┌─ Dataset section

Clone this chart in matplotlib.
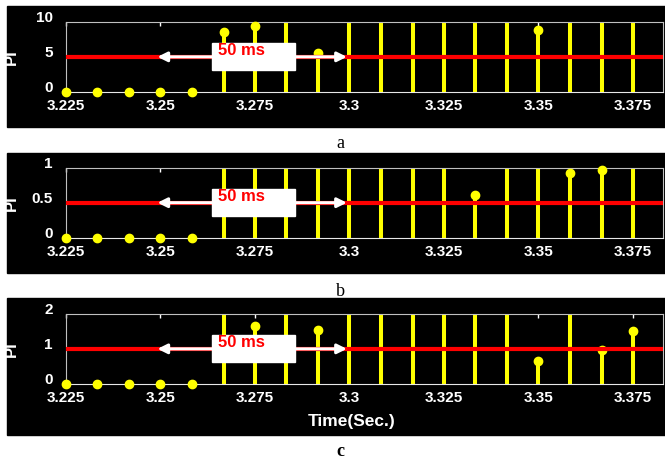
import matplotlib
matplotlib.use('Agg')
import matplotlib.pyplot as plt
import matplotlib.transforms as mtransforms
from matplotlib.patches import Rectangle

plt.rcParams['font.family'] = ['Liberation Sans', 'DejaVu Sans']

# sample instants (half cycles)
t = [3.225, 3.2333, 3.2417, 3.25, 3.2583, 3.2667, 3.275, 3.2833, 3.2917, 3.3,
     3.3083, 3.3167, 3.325, 3.3333, 3.3417, 3.35, 3.3583, 3.3667, 3.375]

# PI values, values above the axis top are drawn as clipped full stems
pi_a = [0, 0, 0, 0, 0, 8.5, 9.4, 12, 5.6, 12, 12, 12, 12, 12, 12, 8.8, 12, 12, 12]
pi_b = [0, 0, 0, 0, 0, 1.2, 1.2, 1.2, 1.2, 1.2, 1.2, 1.2, 1.2, 0.61, 1.2, 1.2, 0.93, 0.97, 1.2]
pi_c = [0, 0, 0, 0, 0, 2.4, 1.65, 2.4, 1.54, 2.4, 2.4, 2.4, 2.4, 2.4, 2.4, 0.66, 2.4, 0.97, 1.51]

thresholds = [5, 0.5, 1]
ymax = [10, 1, 2]
yticks = [[0, 5, 10], [0, 0.5, 1], [0, 1, 2]]
ylabels = [['0', '5', '10'], ['0', '0.5', '1'], ['0', '1', '2']]
xticks = [3.225, 3.25, 3.275, 3.3, 3.325, 3.35, 3.375]
xlabels = ['3.225', '3.25', '3.275', '3.3', '3.325', '3.35', '3.375']
captions = ['a', 'b', 'c']

W, H = 665, 461
fig = plt.figure(figsize=(W / 100, H / 100), dpi=100)

def fx(px):
    return px / W

def fy(py):
    return 1 - py / H

bg_boxes = [(6, 127.5), (153, 273.3), (298.3, 435)]
ax_boxes = [(22, 91.7), (167.7, 237.7), (313.7, 384)]
cap_y = [143, 291, 451]

for i, vals in enumerate([pi_a, pi_b, pi_c]):
    top, bot = bg_boxes[i]
    fig.add_artist(Rectangle((fx(6.7), fy(bot)), 1 - fx(6.7), (bot - top) / H,
                             transform=fig.transFigure, color='black', zorder=-5))
    at, ab = ax_boxes[i]
    ax = fig.add_axes([fx(66), fy(ab), fx(662.7) - fx(66), (ab - at) / H])
    ax.set_facecolor('black')

    ax.vlines(t, 0, vals, colors='#ffff00', lw=2.9, zorder=2)
    tk = [x for x, v in zip(t, vals) if v <= ymax[i]]
    vk = [v for v in vals if v <= ymax[i]]
    ax.plot(tk, vk, 'o', color='#ffff00', ms=6, clip_on=False, zorder=3)

    thr = thresholds[i]
    ax.axhline(thr, color='red', lw=3, zorder=4)
    ax.annotate('', xy=(3.2492, thr), xytext=(3.2993, thr),
                arrowprops=dict(arrowstyle='<|-|>', color='white', lw=2.2,
                                mutation_scale=14, shrinkA=0, shrinkB=0),
                zorder=5)
    trans = mtransforms.blended_transform_factory(ax.transData, ax.transAxes)
    ax.add_patch(Rectangle((3.2636, 0.307), 0.0221, 0.386, transform=trans,
                           color='white', zorder=6))
    ax.text(3.2653, 0.588, '50 ms', transform=trans, color='red',
            fontweight='bold', fontsize=12, va='center', zorder=7)

    ax.set_xlim(3.225, 3.38286)
    ax.set_ylim(0, ymax[i])
    ax.set_xticks(xticks)
    ax.set_xticklabels(xlabels)
    ax.set_yticks(yticks[i])
    ax.set_yticklabels(ylabels[i])
    ax.tick_params(axis='x', direction='in', top=True, colors='white',
                   length=3, width=1, pad=5, labelsize=11)
    ax.tick_params(axis='y', length=0, pad=9.5, colors='white', labelsize=11)
    for lab in ax.get_xticklabels() + ax.get_yticklabels():
        lab.set_fontweight('bold')
    for lab in ax.get_yticklabels():
        lab.set_verticalalignment('baseline')
    for side in ['left', 'top', 'right']:
        ax.spines[side].set_color('#c0c0c0')
    ax.spines['bottom'].set_color('#e8e8e8')

    ax.set_ylabel('PI', color='white', fontweight='bold', fontsize=12)
    ax.yaxis.set_label_coords(-0.079, 0.5)

    fig.text(fx(340), fy(cap_y[i]), captions[i], family='Liberation Serif',
             fontsize=13, ha='center', va='center',
             fontweight='bold' if captions[i] == 'c' else 'normal')

fig.text(fx(352), fy(421.7), 'Time(Sec.)', color='white', fontweight='bold',
         fontsize=12.5, ha='center', va='center')

fig.savefig('out.png', dpi=100, facecolor='white')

└─

◆ **Task instructions**: Every line from the start of the listing above through the line with "3.3583, 3.3667, 3.375]" should be repeated exactly; skip the pictures and add nothing else.

◆ **Exercise result**:
Clone this chart in matplotlib.
import matplotlib
matplotlib.use('Agg')
import matplotlib.pyplot as plt
import matplotlib.transforms as mtransforms
from matplotlib.patches import Rectangle

plt.rcParams['font.family'] = ['Liberation Sans', 'DejaVu Sans']

# sample instants (half cycles)
t = [3.225, 3.2333, 3.2417, 3.25, 3.2583, 3.2667, 3.275, 3.2833, 3.2917, 3.3,
     3.3083, 3.3167, 3.325, 3.3333, 3.3417, 3.35, 3.3583, 3.3667, 3.375]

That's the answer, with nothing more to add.